We never really used to think of the holidays as blockbuster season, but the time for tentpoles is year-round now, and Star Wars: The Force Awakens proved that the end of the year can bring lots of good cheer at the box office. With Star Wars out of the picture in December of 2018, Aquaman was able to swoop in and capitalize on audiences looking for a special effects and action-filled blockbuster.
Aquaman did face some strong competition with the same idea, but Mary Poppins Returns appealed to a slightly different audience and Bumblebee didn't offer quite the spectacle of the mainline Transformers films, Star Wars or Aquaman.
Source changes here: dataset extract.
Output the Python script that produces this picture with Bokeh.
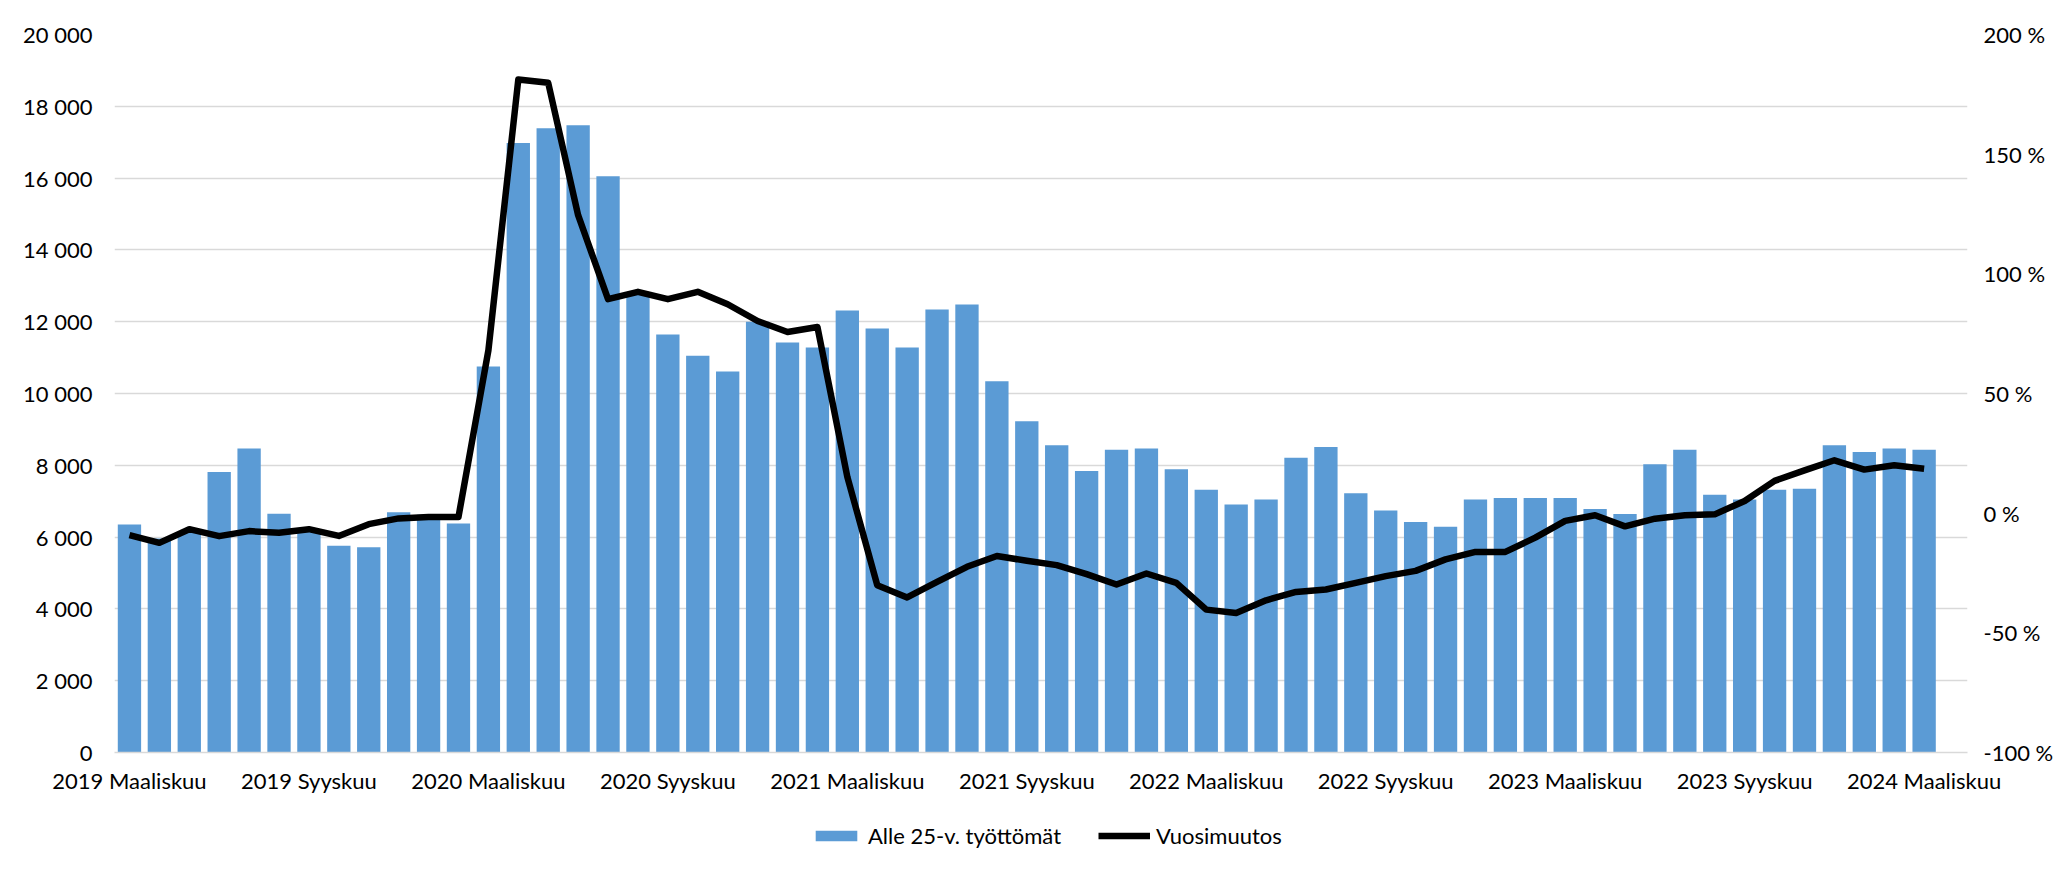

That positioned Aquaman nicely to make a killing for audiences that had grown accustomed to a big year-end blockbuster they could see with the family at the holidays.
It is clear that the holiday season is extremely fertile ground for blockbusters, making the decision to put Solo: A Star Wars Story in May look all the more misguided in hindsight. And while Aquaman had some competition release alongside it, it is enjoying a long runway into mid-January before it faces any new contenders to the box office throne.
There is also the fact that there a full year had passed since Justice League. That gave audiences, whether they loved or hated that film, plenty of time to get excited for another entry in the DCEU. That built up anticipation, combined with a premium holiday season release date, set Aquaman up to succeed.